The TCP layer would need to reorder the packets from something
like 0, 2, 4, 6, 1, 3, 5, 7 or something
like 0, 2, 4, 1, 3, 5, 6, 7. With many possible variations.
Ethernet drivers have _always_ processed multiple packets per interrupt,
since before the days of NAPI, and before the days of hardware mitigation.
Therefore, this is mainly an argument against using overly simplistic
load balancing schemes that _create_ this problem :) It's much smarter
to load balance based on flows, for example. I think the ALB mode does
this?
You appear to be making the incorrect assumption that packets sent in
this simplistic, round-robin manner could ever _hope_ to arrive in-order
at the destination. Any number of things serve gather packets into
bursts: net stack TX queue, hardware DMA ring, hardware FIFO, remote
h/w FIFO, remote hardware DMA ring, remote softirq.
I don't want to slow the progress of Linux networking development.

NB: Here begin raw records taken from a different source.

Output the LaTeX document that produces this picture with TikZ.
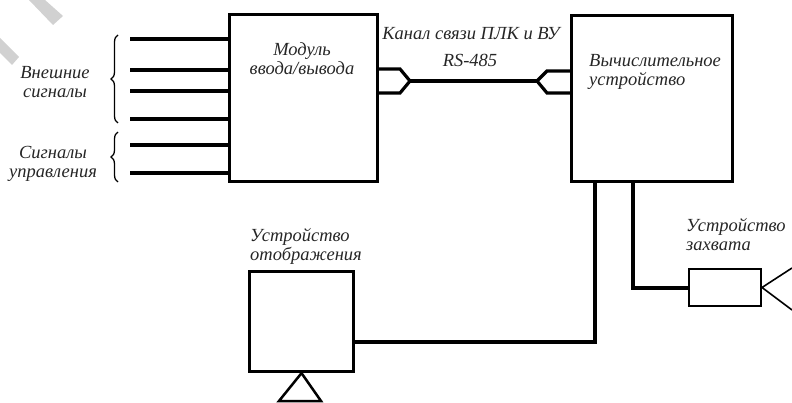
\documentclass[tikz,border=0pt]{standalone}
\usepackage{fontspec}
\setmainfont{Liberation Serif}
\usetikzlibrary{decorations.pathreplacing}

\begin{document}
\begin{tikzpicture}[x=1pt,y=-1pt,
    block/.style={draw,line width=3.2pt,inner sep=0pt},
    wire/.style={line width=3.2pt},
    txt/.style={font=\fontsize{18.5}{19.5}\selectfont\itshape,text=black!85,inner sep=0pt},
    brc/.style={decorate,decoration={brace,amplitude=7pt},line width=1.3pt}]

\useasboundingbox (0,0) rectangle (792,403);

% watermark stripes
\fill[black!18] (29,0) -- (45,0) -- (63,16) -- (53,25) -- cycle;
\fill[black!18] (0,38) -- (19,57) -- (12,65) -- (0,53) -- cycle;

% Blocks
\node[block,minimum width=148pt,minimum height=167pt] (module) at (303.5,98) {};
\node[block,minimum width=161pt,minimum height=166pt] (comp) at (652,98.5) {};
\node[block,minimum width=104pt,minimum height=100pt] (disp) at (301.5,321.5) {};
\node[draw,line width=2pt,inner sep=0pt,minimum width=72pt,minimum height=37pt] (capt) at (725,287.5) {};

% Texts
\node[txt,align=center,anchor=north] (moduletxt) at (302,42) {Модуль\\ввода/вывода};
\node[txt,align=left,anchor=north west] (comptxt) at (589,54) {Вычислительное\\устройство};
\node[txt,anchor=base] (chan) at (471,40) {Канал связи ПЛК и ВУ};
\node[txt,anchor=base] (rs) at (470,67) {RS-485};
\node[txt,align=center,anchor=north] (ext) at (55,66) {Внешние\\сигналы};
\node[txt,align=center,anchor=north] (ctrl) at (53,146) {Сигналы\\управления};
\node[txt,align=left,anchor=north west] (disptxt) at (250,228) {Устройство\\отображения};
\node[txt,align=left,anchor=north west] (capttxt) at (686,218) {Устройство\\захвата};

% Input lines into the module
\foreach \y [count=\i] in {39,70,91,119,145,173} {
    \coordinate (in\i) at (130,\y);
    \draw[wire] (in\i) -- (in\i -| module.west);
}

% Braces
\draw[brc] (118,123) -- (118,35);
\draw[brc] (118,182) -- (118,132);

% RS-485 link with plugs
\coordinate (plugL) at (410,81);
\coordinate (plugLa) at (400,69);
\coordinate (plugLb) at (400,93);
\coordinate (plugR) at (537,81);
\coordinate (plugRa) at (547,71);
\coordinate (plugRb) at (547,93);
\draw[wire] (module.east |- plugLa) -- (plugLa) -- (plugL) -- (plugLb) -- (module.east |- plugLb);
\draw[wire] (comp.west |- plugRa) -- (plugRa) -- (plugR) -- (plugRb) -- (comp.west |- plugRb);
\draw[wire] (plugL) -- (plugR);

% computer to display and capture device
\coordinate (dropA) at (595,342);
\coordinate (dropB) at (633,288);
\draw[wire] (dropA |- comp.south) -- (dropA) -- (disp.east |- dropA);
\draw[wire] (dropB |- comp.south) -- (dropB) -- (capt.west |- dropB);

% lens of the capture device
\coordinate (lensA) at (792,268);
\coordinate (lensB) at (792,310);
\draw[line width=1.6pt] (lensA) -- (capt.east) -- (lensB);

% stand of the display
\coordinate (standL) at (279,401);
\coordinate (standR) at (321,401);
\draw[line width=2.5pt,line join=miter] (disp.south) -- (standR) -- (standL) -- cycle;

\end{tikzpicture}
\end{document}
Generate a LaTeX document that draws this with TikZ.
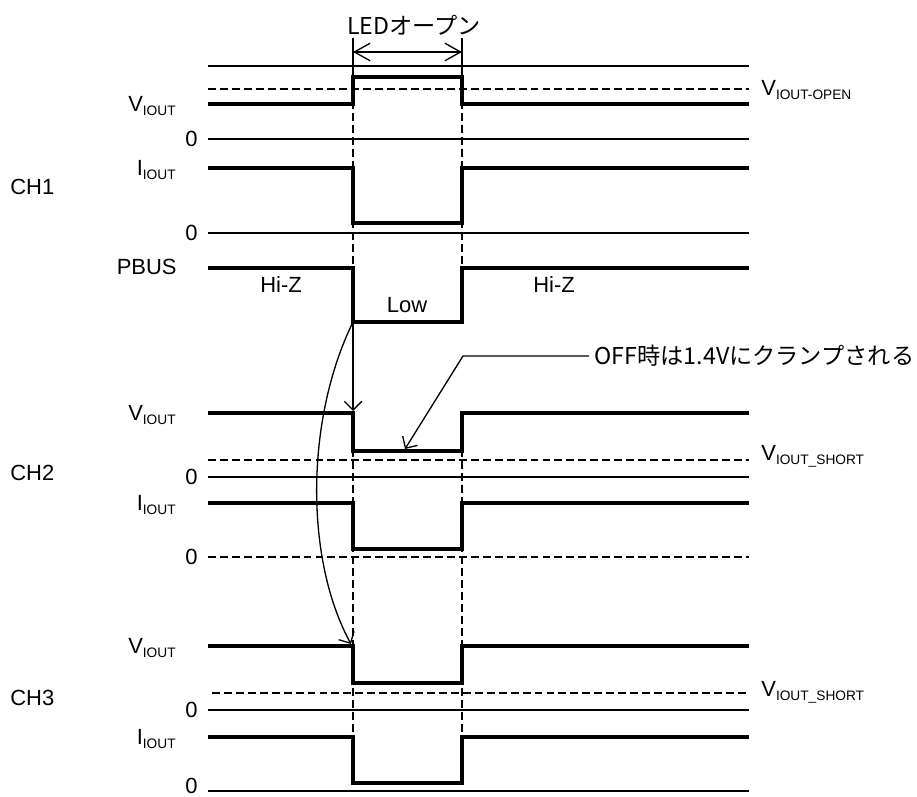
\documentclass[tikz,border=0pt]{standalone}
\usepackage{fontspec}
\setmainfont{Liberation Sans}
\newfontfamily\jpfont{Noto Sans CJK JP}
\usetikzlibrary{arrows.meta}
\newcommand{\lowtxt}[1]{\raisebox{-0.35ex}{\fontsize{7.8}{9}\selectfont #1}}
\tikzset{
  sig/.style={line width=2pt},
  fine/.style={line width=0.75pt},
  lvl/.style={line width=1.5pt,dash pattern=on 4.5pt off 2.3pt},
  lbl/.style={anchor=east,inner sep=0pt},
  rlbl/.style={anchor=west,inner sep=0pt},
  jp/.style={font=\fontsize{13.2}{16}\selectfont\jpfont},
  dim/.style={fine,{Straight Barb[length=9pt,width=10pt]}-{Straight Barb[length=9pt,width=10pt]}}
}
\begin{document}
\begin{tikzpicture}[x=0.02cm,y=-0.02cm,font=\fontsize{12.5}{15}\selectfont,
    >={Straight Barb[length=5pt,width=10pt]}]
    \useasboundingbox (0,0) rectangle (917,797);
      \draw (414,25) node[jp] (led) {LEDオープン};
      \draw[fine] (353,38) -- (353,77);
      \draw[fine] (462,38) -- (462,77);
      \coordinate (dl) at (353,52);
      \coordinate (dr) at (462,52);
      \draw[dim] (dl) -- (dr);

      \draw[lvl] (353,77) -- (353,268);
      \draw[lvl] (462,77) -- (462,268);
      \draw[lvl] (353,413) -- (353,737);
      \draw[lvl] (462,413) -- (462,737);

      \draw (10,187) node[rlbl] (ch1) {CH1};
      \draw (10,473) node[rlbl] (ch2) {CH2};
      \draw (10,698) node[rlbl] (ch3) {CH3};

      \draw[fine] (208,66) -- (749,66);
      \draw[lvl] (208,89) -- (749,89);
      \draw (761,90) node[rlbl] (vopen) {V\lowtxt{IOUT-OPEN}};
      \draw[sig] (208,104) -- (353,104) -- (353,77) -- (462,77) -- (462,104) -- (749,104);
      \draw (176,106) node[lbl] (v1) {V\lowtxt{IOUT}};
      \draw[fine] (208,139) -- (749,139);
      \draw (198,139) node[lbl] (z1v) {0};
      \draw[sig] (208,168) -- (353,168) -- (353,223) -- (462,223) -- (462,168) -- (749,168);
      \draw (176,170) node[lbl] (i1) {I\lowtxt{IOUT}};
      \draw[fine] (208,233) -- (749,233);
      \draw (198,233) node[lbl] (z1i) {0};
      \draw[sig] (208,268) -- (353,268) -- (353,322) -- (462,322) -- (462,268) -- (749,268);
      \draw (177,267) node[lbl] (pb) {PBUS};
      \draw (281,285) node (hz1) {Hi-Z};
      \draw (554,285) node (hz2) {Hi-Z};
      \draw (407,305) node (low) {Low};

      \draw[sig] (208,413) -- (353,413) -- (353,451) -- (462,451) -- (462,413) -- (749,413);
      \draw (176,415) node[lbl] (v2) {V\lowtxt{IOUT}};
      \draw[lvl] (208,460) -- (749,460);
      \draw (761,456) node[rlbl] (vs2) {V\lowtxt{IOUT\_SHORT}};
      \draw[fine] (208,477) -- (749,477);
      \draw (198,477) node[lbl] (z2v) {0};
      \draw[sig] (208,503) -- (353,503) -- (353,549) -- (462,549) -- (462,503) -- (749,503);
      \draw (176,505) node[lbl] (i2) {I\lowtxt{IOUT}};
      \draw[lvl] (208,557) -- (749,557);
      \draw (198,557) node[lbl] (z2i) {0};

      \draw[sig] (208,646) -- (353,646) -- (353,683) -- (462,683) -- (462,646) -- (749,646);
      \draw (176,648) node[lbl] (v3) {V\lowtxt{IOUT}};
      \draw[lvl] (212,693) -- (749,693);
      \draw (761,692) node[rlbl] (vs3) {V\lowtxt{IOUT\_SHORT}};
      \draw[fine] (208,710) -- (749,710);
      \draw (198,710) node[lbl] (z3v) {0};
      \draw[sig] (208,737) -- (353,737) -- (353,783) -- (462,783) -- (462,737) -- (749,737);
      \draw (176,739) node[lbl] (i3) {I\lowtxt{IOUT}};
      \draw[fine] (208,791) -- (749,791);
      \draw (198,786) node[lbl] (z3i) {0};

      \coordinate (pl) at (353,322);
      \coordinate (t2) at (353,411);
      \coordinate (t3) at (351,644);
      \coordinate (bend) at (463,356);
      \coordinate (clamp) at (405,449);
      \draw[fine,->] (pl) -- (t2);
      \draw[fine,->] (pl) .. controls (305,420) and (305,560) .. (t3);
      \draw (589,356) node[jp,anchor=west,inner sep=3pt] (note) {OFF時は1.4Vにクランプされる};
      \draw[fine,->] (note.west) -- (bend) -- (clamp);
\end{tikzpicture}
\end{document}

I was objecting to the removal of a feature to e100 that already has
working code and that was, AFAIK, necessary for the performance
enhancement of bonding.
No, just don't use a bonding mode that kills performance. It has
nothing to do with NAPI.
As I said, ethernet drivers have been processing runs of packets per irq
/ softirq for ages and ages. This isn't new with NAPI, to be sure.
I have NO problems with NAPI itself, I think it's a wonderful development.
I would even advocate for making NAPI the default across the board.
But for bonding, until I see otherwise, I want to be able to not use NAPI.
As I indicated, I will have a new cluster that I can directly test this
NAPI vs Bonding issue very soon.
As Scott indicated, people use bonding with tg3 (unconditional NAPI) all
time.
Further, I hope you're not doing something silly like trying to load
balance on the _same_ ethernet. If you are, that's a signal that deeper
problems exist -- you should be able to do wire speed with one NIC.